By early 1991, within weeks of Saddam Hussein’s ejection from Kuwait, Tehran and Riyadh were engaged in extraordinary confidence building. This came on the heels of a decade of deep hostility that ensued after the Iranian Revolution of 1979. Riyadh had lavishly sponsored Saddam’s war against Iran throughout the 1980s while Tehran made no secret of its hope to see the House of Saud ousted. But Iran’s decision to stay out of the Saudi-Iraqi dispute in 1990-1991 broke the ice, and Tehran and Riyadh looked earnestly to build on the momentum. Soon a new chapter was underway.

Iran’s President Ali Akbar Hashemi Rafsanjani was invited to Riyadh, and the two countries exchanged ambassadors after a five-year diplomatic break. Foreign Minister Ali Akbar Velayati, who is today the top foreign policy advisor to Supreme Leader Ayatollah Ali Khamenei, led the charge for closer Iranian-Saudi coordination on oil price policy. Suddenly, for the first time since the bloody clashes between Iranians and Saudi security forces in Mecca in 1987, Saudi Arabia granted permits for 110,000 pilgrims from Iran to perform the hajj.

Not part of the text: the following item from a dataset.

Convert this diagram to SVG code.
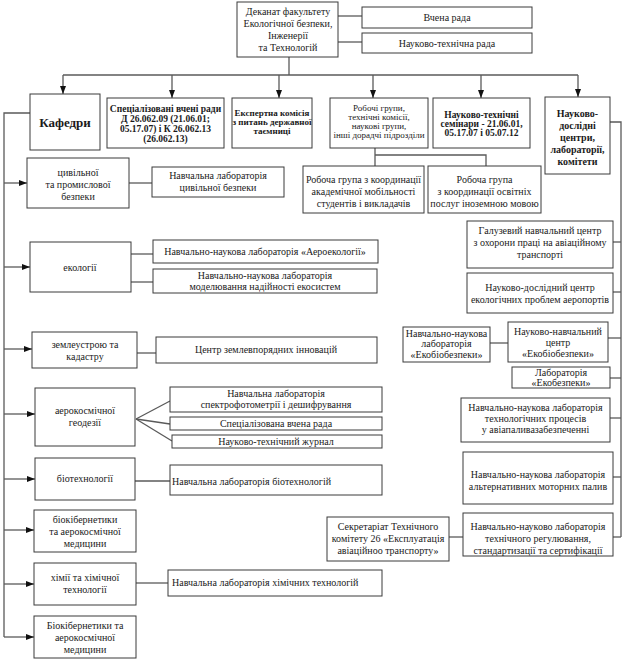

At home, Rafsanjani’s pursuit of détente with the Saudis irked hard-liners. They painted him as an appeaser who prioritized diplomatic normalcy and economic growth over resisting status quo powers. Rafsanjani could not ignore the hawks in Tehran, but he ultimately outmaneuvered them. In that effort, he relied closely on the head of Iran’s Supreme National Security Council (SNSC), the top policy-making forum in Tehran on strategic matters.

The head of the SNSC was a certain mid-ranking cleric by the name of Hassan Rouhani, who led the body from 1989 to 2005. Now as president, Rouhani once again faces the daunting test of finding common ground with Riyadh. As with his old boss Rafsanjani, Rouhani has clarity of vision, but he too will face much pushback from the hard-line anti-Saudi voices in Tehran.

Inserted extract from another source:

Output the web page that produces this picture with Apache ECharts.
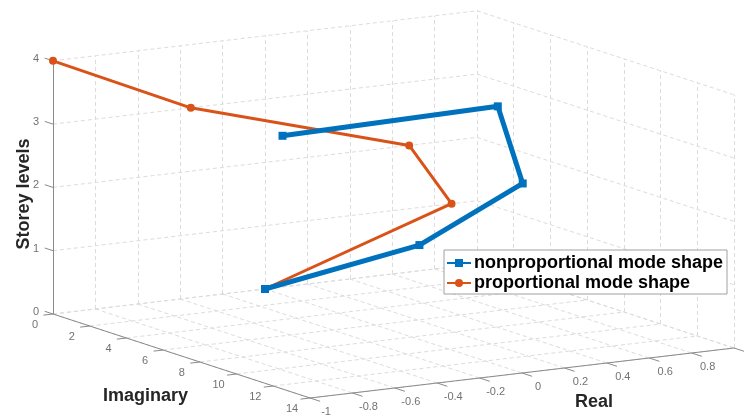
<!DOCTYPE html>
<html><head><meta charset="utf-8">
<script src="https://cdn.jsdelivr.net/npm/echarts@6/dist/echarts.min.js"></script>
<style>html,body{margin:0;padding:0;background:#fff}#c{width:744px;height:416px}</style>
</head><body><div id="c"></div>
<script>
// ---- data ----
const storeyLevels = [0, 1, 2, 3, 4];
const nonpropReal = [0, 0.33, 0.67, 0.73, -1.0];
const nonpropImag = [0, 4.6, 6.3, 4.25, 12.5];
const propReal = [0, 0.88, 0.68, -0.35, -1.0];
const propImag = [0, 0, 0, 0, 0];
const realTicks = [-1, -0.8, -0.6, -0.4, -0.2, 0, 0.2, 0.4, 0.6, 0.8, 1];
const realTickLabels = ['-1', '-0.8', '-0.6', '-0.4', '-0.2', '0', '0.2', '0.4', '0.6', '0.8', ''];
const imagTicks = [0, 2, 4, 6, 8, 10, 12, 14];
const storeyTicks = [0, 1, 2, 3, 4];
const seriesNames = ['nonproportional mode shape', 'proportional mode shape'];

const realRange = [-1, 1], imagRange = [0, 14], zRange = [0, 4];
// orthographic view (MATLAB-like 3D projection onto the 2D plane)
const view = {ox: 53, oy: 314, rx: 212, ry: -25, mx: 18.36, my: 6, zy: -63.3};
function P(r, m, z) {
  const a = r - realRange[0];
  return [view.ox + a * view.rx + m * view.mx, view.oy + a * view.ry + m * view.my + z * view.zy];
}

// grid lines on the three back planes
const gridSegs = [];
realTicks.forEach(r => {
  gridSegs.push({coords: [P(r, imagRange[0], zRange[0]), P(r, imagRange[0], zRange[1])]});
  gridSegs.push({coords: [P(r, imagRange[0], zRange[0]), P(r, imagRange[1], zRange[0])]});
});
storeyTicks.forEach(z => {
  gridSegs.push({coords: [P(realRange[0], imagRange[0], z), P(realRange[1], imagRange[0], z)]});
  gridSegs.push({coords: [P(realRange[1], imagRange[0], z), P(realRange[1], imagRange[1], z)]});
});
imagTicks.forEach(m => {
  gridSegs.push({coords: [P(realRange[1], m, zRange[0]), P(realRange[1], m, zRange[1])]});
  gridSegs.push({coords: [P(realRange[0], m, zRange[0]), P(realRange[1], m, zRange[0])]});
});

// axis lines and ticks
const axisSegs = [
  {coords: [P(realRange[0], imagRange[0], zRange[0]), P(realRange[0], imagRange[0], zRange[1])]},
  {coords: [P(realRange[0], imagRange[0], zRange[0]), P(realRange[0], imagRange[1], zRange[0])]},
  {coords: [P(realRange[0], imagRange[1], zRange[0]), P(realRange[1], imagRange[1], zRange[0])]}
];
realTicks.forEach(r => axisSegs.push({coords: [P(r, 14, 0), P(r, 14.55, 0)]}));
imagTicks.forEach(m => axisSegs.push({coords: [P(-1, m, 0), P(-1.045, m, 0)]}));
storeyTicks.forEach(z => axisSegs.push({coords: [P(-1, 0, z), P(-1, -0.45, z)]}));

function off(p, dx, dy) { return [p[0] + dx, p[1] + dy]; }
const tickLabelData = [];
realTicks.forEach((r, i) => { if (realTickLabels[i]) tickLabelData.push({name: realTickLabels[i], value: off(P(r, 14, 0), 16, 14)}); });
imagTicks.forEach(m => tickLabelData.push({name: String(m), value: off(P(-1, m, 0), -18, 11)}));
storeyTicks.forEach(z => tickLabelData.push({name: String(z), value: off(P(-1, 0, z), -17, -2)}));

const nonpropPts = storeyLevels.map((z, i) => P(nonpropReal[i], nonpropImag[i], z));
const propPts = storeyLevels.map((z, i) => P(propReal[i], propImag[i], z));

const chart = echarts.init(document.getElementById('c'), null, {renderer: 'canvas'});
chart.setOption({
  animation: false,
  backgroundColor: '#ffffff',
  grid: {left: 0, right: 0, top: 0, bottom: 0},
  xAxis: {type: 'value', min: 0, max: 744, show: false},
  yAxis: {type: 'value', min: 0, max: 416, inverse: true, show: false},
  legend: {
    data: seriesNames, orient: 'vertical', left: 444, top: 250,
    backgroundColor: '#fff', borderColor: '#a0a0a0', borderWidth: 1, borderRadius: 0,
    padding: [4, 4, 2, 2], itemGap: 2, itemWidth: 24, itemHeight: 10,
    textStyle: {fontFamily: 'Liberation Sans, Arial, sans-serif', fontWeight: 'bold', fontSize: 18, color: '#000', padding: [0, 0, 0, -2]}
  },
  series: [
    {type: 'lines', coordinateSystem: 'cartesian2d', silent: true, z: 1, data: gridSegs,
     lineStyle: {color: '#dcdcdc', width: 1, type: [4, 3], opacity: 1}},
    {type: 'lines', coordinateSystem: 'cartesian2d', silent: true, z: 2, data: axisSegs,
     lineStyle: {color: '#8a8a8a', width: 1, opacity: 1}},
    {type: 'scatter', silent: true, z: 2, symbolSize: 0, data: tickLabelData,
     label: {show: true, position: 'inside', formatter: p => p.name, color: '#4d4d4d', fontSize: 11,
             fontFamily: 'Liberation Sans, Arial, sans-serif'}},
    {name: seriesNames[1], type: 'line', z: 3, data: propPts, symbol: 'circle', symbolSize: 8,
     lineStyle: {color: '#D95319', width: 3}, itemStyle: {color: '#D95319'}},
    {name: seriesNames[0], type: 'line', z: 4, data: nonpropPts, symbol: 'rect', symbolSize: 8,
     lineStyle: {color: '#0072BD', width: 5}, itemStyle: {color: '#0072BD'}}
  ],
  graphic: [
    {type: 'text', x: 24, y: 194, rotation: Math.PI / 2, silent: true,
     style: {text: 'Storey levels', align: 'center', verticalAlign: 'middle',
             fontFamily: 'Liberation Sans, Arial, sans-serif', fontWeight: 'bold', fontSize: 18, fill: '#262626'}},
    {type: 'text', x: 103, y: 387, silent: true,
     style: {text: 'Imaginary', fontFamily: 'Liberation Sans, Arial, sans-serif', fontWeight: 'bold', fontSize: 18, fill: '#262626'}},
    {type: 'text', x: 575, y: 393, silent: true,
     style: {text: 'Real', fontFamily: 'Liberation Sans, Arial, sans-serif', fontWeight: 'bold', fontSize: 18, fill: '#262626'}}
  ]
});
</script></body></html>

Whether the hard-liners can be outmaneuvered again is the crucial question, but no doubt it is a steeper climb this time. The last time around, Iran’s hard-liners were angry that the Saudis had bankrolled Saddam. Today they accuse Riyadh of funding anti-Iran and anti-Shi‘a causes in Syria, Iraq, Yemen, and Bahrain, and they are aggrieved because of what they see as Riyadh’s original opposition to making any P5+1 nuclear deal. Meanwhile, the word in Tehran is that Riyadh—unlike in the early 1990s—has since the coming of King Salman been dismissive of Rouhani’s back channel overtures.

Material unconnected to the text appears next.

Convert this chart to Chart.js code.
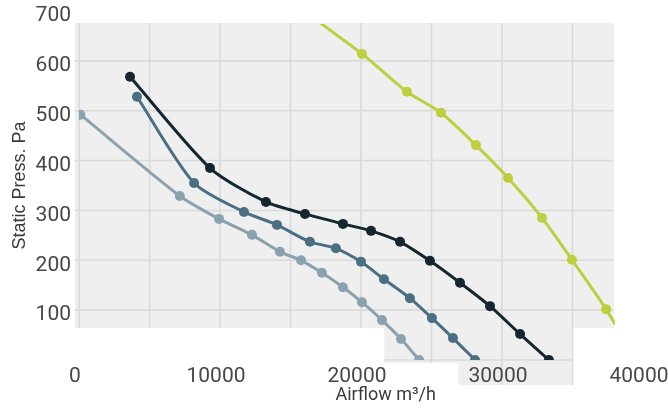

Discontinuity but Also Hope

Two opposing forces clearly shape Rouhani’s posture toward Riyadh. On the one hand, as he warned in his 2013 presidential campaign, he believes that the rivalry locks both nations in a lose-lose regional struggle via proxy conflicts from Lebanon to Yemen. But on the other hand, his political capital inside the regime apparatus in Tehran is not unlimited, so he must prioritize and pick his fights carefully.

With the nuclear agreement soon to be rolled out, Rouhani can and should redouble his attempts to persuade the new ruling elite around King Salman to repeat reconciliation efforts of the 1990s. But his room for maneuver and magnanimity will be constrained. His hard-line detractors, still reeling over what they perceive as Rouhani’s nuclear concessions to the West, are eager to see him fumble the Saudi question.

Rouhani will therefore maintain some political distance from the initial efforts, but he has a strong surrogate at hand to help: the former president, Rafsanjani, who is now the patron of the moderate Rouhani camp. He still commands much influence in Iran’s factionalized politics, and has made no secret of his desire to see Iran and Saudi Arabia mend ties again. In a recent interview, Rafsanjani derided those at Friday prayers who engage in “name-calling” against the Saudis.

Rafsanjani also warned against casting King Salman as a die-hard anti-Iran firebrand. “When [King Salman] was governor of Riyadh province, he hosted me. Everything was brotherly and constructive,” he said. Though Rafsanjani also noted that the death of King Abdullah, unprecedented regional tensions, and disagreement over the price of oil make rapprochement with Riyadh harder than ever, he argued that “if there is a will, there is a way,” even in the tempestuous relations between Iran and Saudi Arabia.